=== YOUR GOAL ===
Restate, exactly and without pictures, the lines from the start of the listing below through the line holding "206, undefined, undefined];".
---------- GIVEN MATERIAL
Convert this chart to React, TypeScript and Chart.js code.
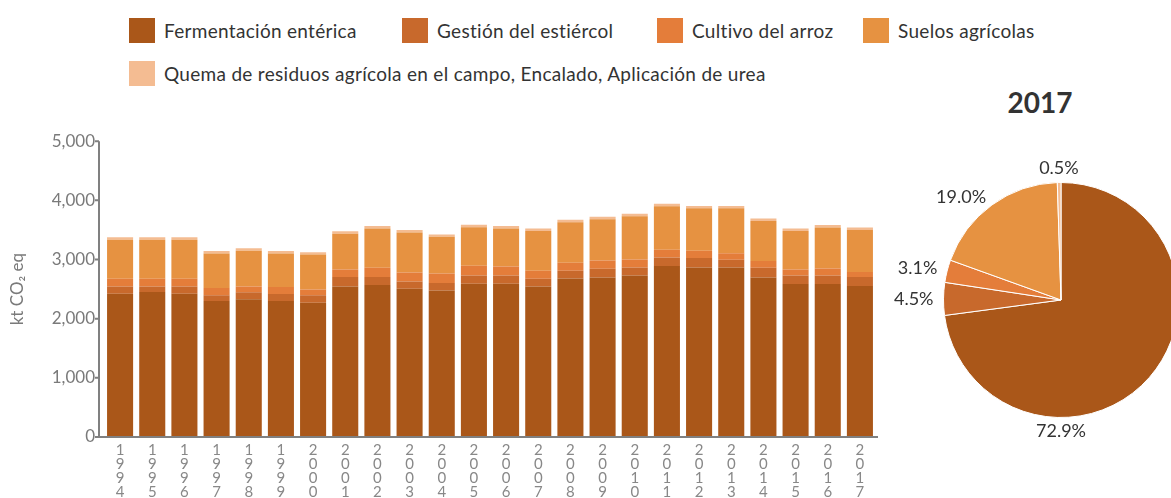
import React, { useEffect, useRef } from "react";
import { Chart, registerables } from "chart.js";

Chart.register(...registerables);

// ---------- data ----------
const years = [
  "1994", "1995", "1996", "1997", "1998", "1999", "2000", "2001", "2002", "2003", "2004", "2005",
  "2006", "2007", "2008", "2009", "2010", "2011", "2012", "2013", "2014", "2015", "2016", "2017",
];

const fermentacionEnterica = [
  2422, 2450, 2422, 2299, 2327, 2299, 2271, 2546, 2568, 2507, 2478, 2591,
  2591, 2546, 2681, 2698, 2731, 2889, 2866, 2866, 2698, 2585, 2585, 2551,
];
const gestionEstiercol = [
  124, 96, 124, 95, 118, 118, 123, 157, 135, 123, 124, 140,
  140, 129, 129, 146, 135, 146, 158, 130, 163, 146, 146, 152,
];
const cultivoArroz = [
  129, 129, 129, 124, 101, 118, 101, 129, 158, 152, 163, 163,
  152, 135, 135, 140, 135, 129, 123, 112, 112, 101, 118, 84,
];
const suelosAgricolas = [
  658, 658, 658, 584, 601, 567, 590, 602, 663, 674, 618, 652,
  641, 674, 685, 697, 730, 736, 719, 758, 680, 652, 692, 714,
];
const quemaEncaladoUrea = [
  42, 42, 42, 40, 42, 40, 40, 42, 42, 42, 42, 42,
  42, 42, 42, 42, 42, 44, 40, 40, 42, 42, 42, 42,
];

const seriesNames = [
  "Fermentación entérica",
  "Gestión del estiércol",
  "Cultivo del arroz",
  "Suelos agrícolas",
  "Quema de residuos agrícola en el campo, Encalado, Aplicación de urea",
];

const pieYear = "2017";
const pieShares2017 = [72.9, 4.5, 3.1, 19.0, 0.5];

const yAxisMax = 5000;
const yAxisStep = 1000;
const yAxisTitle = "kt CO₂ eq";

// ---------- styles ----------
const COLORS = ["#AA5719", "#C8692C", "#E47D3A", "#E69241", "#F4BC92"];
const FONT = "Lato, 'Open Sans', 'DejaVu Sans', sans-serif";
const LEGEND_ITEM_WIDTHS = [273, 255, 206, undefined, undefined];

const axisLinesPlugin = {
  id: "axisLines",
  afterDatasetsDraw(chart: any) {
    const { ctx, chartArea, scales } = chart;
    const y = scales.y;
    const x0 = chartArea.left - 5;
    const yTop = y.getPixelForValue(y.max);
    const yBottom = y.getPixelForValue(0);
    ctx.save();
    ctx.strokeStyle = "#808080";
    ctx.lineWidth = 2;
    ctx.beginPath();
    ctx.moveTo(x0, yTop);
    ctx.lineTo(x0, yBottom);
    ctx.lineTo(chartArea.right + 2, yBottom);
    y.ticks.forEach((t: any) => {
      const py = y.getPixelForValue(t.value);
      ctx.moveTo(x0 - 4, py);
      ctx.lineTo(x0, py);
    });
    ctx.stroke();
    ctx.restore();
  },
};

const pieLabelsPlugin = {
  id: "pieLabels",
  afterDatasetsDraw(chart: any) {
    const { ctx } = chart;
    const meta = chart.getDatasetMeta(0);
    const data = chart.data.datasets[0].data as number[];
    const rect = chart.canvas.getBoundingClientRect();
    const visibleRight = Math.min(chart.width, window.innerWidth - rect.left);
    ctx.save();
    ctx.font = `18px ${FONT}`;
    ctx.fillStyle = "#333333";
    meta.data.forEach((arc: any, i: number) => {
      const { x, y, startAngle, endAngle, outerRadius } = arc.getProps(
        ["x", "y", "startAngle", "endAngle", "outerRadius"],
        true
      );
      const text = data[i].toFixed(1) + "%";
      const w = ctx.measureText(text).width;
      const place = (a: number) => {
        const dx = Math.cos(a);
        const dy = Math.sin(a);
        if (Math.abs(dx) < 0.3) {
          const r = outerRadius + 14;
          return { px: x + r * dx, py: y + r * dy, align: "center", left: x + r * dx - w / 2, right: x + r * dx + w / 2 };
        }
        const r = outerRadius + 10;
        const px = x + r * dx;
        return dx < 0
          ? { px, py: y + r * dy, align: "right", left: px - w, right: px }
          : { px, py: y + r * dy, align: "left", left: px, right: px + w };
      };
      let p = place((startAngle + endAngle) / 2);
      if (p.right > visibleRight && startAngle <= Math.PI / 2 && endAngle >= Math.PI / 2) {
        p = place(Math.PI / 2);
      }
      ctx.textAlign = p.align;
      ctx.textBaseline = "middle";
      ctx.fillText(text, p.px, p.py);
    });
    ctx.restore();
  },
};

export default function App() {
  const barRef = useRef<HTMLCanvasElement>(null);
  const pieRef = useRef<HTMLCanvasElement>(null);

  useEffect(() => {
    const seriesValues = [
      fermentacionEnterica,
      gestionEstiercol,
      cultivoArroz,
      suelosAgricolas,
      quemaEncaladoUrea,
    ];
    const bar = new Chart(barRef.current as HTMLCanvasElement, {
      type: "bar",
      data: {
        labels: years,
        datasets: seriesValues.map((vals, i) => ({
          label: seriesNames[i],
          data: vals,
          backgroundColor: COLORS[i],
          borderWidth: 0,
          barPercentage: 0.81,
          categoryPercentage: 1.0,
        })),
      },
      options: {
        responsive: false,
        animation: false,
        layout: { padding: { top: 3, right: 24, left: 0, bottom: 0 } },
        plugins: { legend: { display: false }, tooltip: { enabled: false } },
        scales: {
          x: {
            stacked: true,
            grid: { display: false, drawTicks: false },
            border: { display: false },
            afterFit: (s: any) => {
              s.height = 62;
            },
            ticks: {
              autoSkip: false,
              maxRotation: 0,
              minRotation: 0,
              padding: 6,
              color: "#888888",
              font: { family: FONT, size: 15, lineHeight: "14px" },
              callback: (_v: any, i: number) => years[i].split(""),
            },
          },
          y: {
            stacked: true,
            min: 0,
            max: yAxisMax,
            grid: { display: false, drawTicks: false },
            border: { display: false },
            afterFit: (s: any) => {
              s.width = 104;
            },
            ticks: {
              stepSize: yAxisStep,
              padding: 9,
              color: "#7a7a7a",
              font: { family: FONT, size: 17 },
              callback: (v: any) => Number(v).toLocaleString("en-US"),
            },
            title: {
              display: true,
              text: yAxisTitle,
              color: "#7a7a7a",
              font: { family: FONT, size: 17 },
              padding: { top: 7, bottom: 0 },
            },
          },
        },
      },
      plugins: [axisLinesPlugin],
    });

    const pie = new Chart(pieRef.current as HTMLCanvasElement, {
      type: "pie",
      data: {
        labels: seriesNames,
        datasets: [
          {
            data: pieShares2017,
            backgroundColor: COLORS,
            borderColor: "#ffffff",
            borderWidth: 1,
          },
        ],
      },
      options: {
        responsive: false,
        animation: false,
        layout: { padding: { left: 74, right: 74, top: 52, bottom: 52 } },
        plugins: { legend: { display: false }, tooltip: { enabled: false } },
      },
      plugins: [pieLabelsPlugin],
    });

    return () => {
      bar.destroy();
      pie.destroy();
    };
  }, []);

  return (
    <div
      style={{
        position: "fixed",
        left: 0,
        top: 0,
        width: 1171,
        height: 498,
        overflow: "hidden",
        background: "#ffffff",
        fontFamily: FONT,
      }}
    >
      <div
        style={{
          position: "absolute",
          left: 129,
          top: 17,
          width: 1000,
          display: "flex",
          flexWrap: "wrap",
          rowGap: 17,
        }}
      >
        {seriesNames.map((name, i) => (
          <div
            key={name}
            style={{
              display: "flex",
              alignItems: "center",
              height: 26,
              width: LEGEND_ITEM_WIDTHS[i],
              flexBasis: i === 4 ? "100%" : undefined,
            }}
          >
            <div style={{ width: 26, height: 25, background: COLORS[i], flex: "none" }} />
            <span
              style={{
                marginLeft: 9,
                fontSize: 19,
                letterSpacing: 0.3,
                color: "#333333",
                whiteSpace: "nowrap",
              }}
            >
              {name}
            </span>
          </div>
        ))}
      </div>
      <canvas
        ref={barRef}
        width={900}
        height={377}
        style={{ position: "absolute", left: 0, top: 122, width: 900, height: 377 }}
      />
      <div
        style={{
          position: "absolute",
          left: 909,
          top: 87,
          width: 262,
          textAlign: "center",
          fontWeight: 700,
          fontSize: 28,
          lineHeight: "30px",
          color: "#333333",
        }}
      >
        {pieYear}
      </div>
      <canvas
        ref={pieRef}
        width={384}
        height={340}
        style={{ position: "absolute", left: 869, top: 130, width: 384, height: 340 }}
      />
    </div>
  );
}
--------------------
=== RESPONSE TO THIS TASK ===
Convert this chart to React, TypeScript and Chart.js code.
import React, { useEffect, useRef } from "react";
import { Chart, registerables } from "chart.js";

Chart.register(...registerables);

// ---------- data ----------
const years = [
  "1994", "1995", "1996", "1997", "1998", "1999", "2000", "2001", "2002", "2003", "2004", "2005",
  "2006", "2007", "2008", "2009", "2010", "2011", "2012", "2013", "2014", "2015", "2016", "2017",
];

const fermentacionEnterica = [
  2422, 2450, 2422, 2299, 2327, 2299, 2271, 2546, 2568, 2507, 2478, 2591,
  2591, 2546, 2681, 2698, 2731, 2889, 2866, 2866, 2698, 2585, 2585, 2551,
];
const gestionEstiercol = [
  124, 96, 124, 95, 118, 118, 123, 157, 135, 123, 124, 140,
  140, 129, 129, 146, 135, 146, 158, 130, 163, 146, 146, 152,
];
const cultivoArroz = [
  129, 129, 129, 124, 101, 118, 101, 129, 158, 152, 163, 163,
  152, 135, 135, 140, 135, 129, 123, 112, 112, 101, 118, 84,
];
const suelosAgricolas = [
  658, 658, 658, 584, 601, 567, 590, 602, 663, 674, 618, 652,
  641, 674, 685, 697, 730, 736, 719, 758, 680, 652, 692, 714,
];
const quemaEncaladoUrea = [
  42, 42, 42, 40, 42, 40, 40, 42, 42, 42, 42, 42,
  42, 42, 42, 42, 42, 44, 40, 40, 42, 42, 42, 42,
];

const seriesNames = [
  "Fermentación entérica",
  "Gestión del estiércol",
  "Cultivo del arroz",
  "Suelos agrícolas",
  "Quema de residuos agrícola en el campo, Encalado, Aplicación de urea",
];

const pieYear = "2017";
const pieShares2017 = [72.9, 4.5, 3.1, 19.0, 0.5];

const yAxisMax = 5000;
const yAxisStep = 1000;
const yAxisTitle = "kt CO₂ eq";

// ---------- styles ----------
const COLORS = ["#AA5719", "#C8692C", "#E47D3A", "#E69241", "#F4BC92"];
const FONT = "Lato, 'Open Sans', 'DejaVu Sans', sans-serif";
const LEGEND_ITEM_WIDTHS = [273, 255, 206, undefined, undefined];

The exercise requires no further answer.